MILAN (Reuters) -Shares in Atlantia surged almost 9% on Wednesday after a Bloomberg News report that Spanish tycoon Florentino Perez was weighing an offer for the Italian roads and airports group in which the Benetton family is a major investor.
Any bid for Atlantia, which has a market capitalisation of more than 15 billion euros ($16.4 billion), would need the backing of Edizione, the holding company of the Benetton family, which recently increased its stake in the group to 33%.
Bloomberg said that Perez, the biggest shareholder in Spanish builder ACS and also its chairman, was working with advisers to study the potential bid, but there was no certainty whether he would pursue it.
While Perez, also known as president of Real Madrid soccer club, is said to seek to team up with the Benetton family on a deal for Atlantia, he may also consider a hostile bid, the report said.
ACS and Atlantia declined to comment, while Edizione was not immediately available for comment.
Atlantia has not convened a board meeting since early March, a source in Italy said, suggesting there was nothing concrete so far about any potential offer.
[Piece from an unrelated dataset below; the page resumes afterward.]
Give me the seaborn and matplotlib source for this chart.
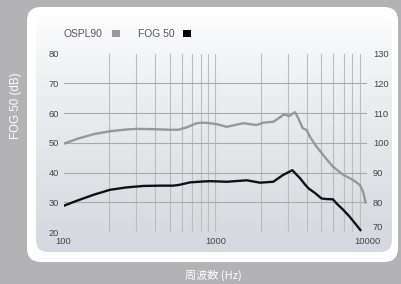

Alessandro Benetton was appointed chairman of Edizione this year, tightening the family’s grip on its investments, including at Atlantia. Edizione said at the time it deemed its investment in Atlantia strategic.
The stock closed up 2.5% after earlier rising as much as 8.95%, hitting the highest level since February 2020.
EXISTING TIES
Perez and the Benettons are already linked through their joint ownership of Spanish highway operator Abertis.
Perez’s ACS, which itself has a market capitalisation of 7.2 billion euros, has been Atlantia’s partner in Abertis since the two groups’ joint acquisition of the company in 2017.
As well as motorways, Atlantia also operates airports in Rome and southern France and is investing in technology to help regulate traffic flows.
Through ACS, Perez previously pursued a bid for Atlantia’s motorway unit Autostrade per l’Italia but did not manage to secure the backing of the Italian government to go ahead with a binding offer.
Atlantia eventually sold the unit, the focal point of a dispute with the government following a deadly collapse of a bridge in 2018, to Italian state lender CDP and allies.
Atlantia will pocket around 8 billion euros from the deal when it closes later this year, helping it to cut a debt pile that stood at 30 billion euros at the end of 2021.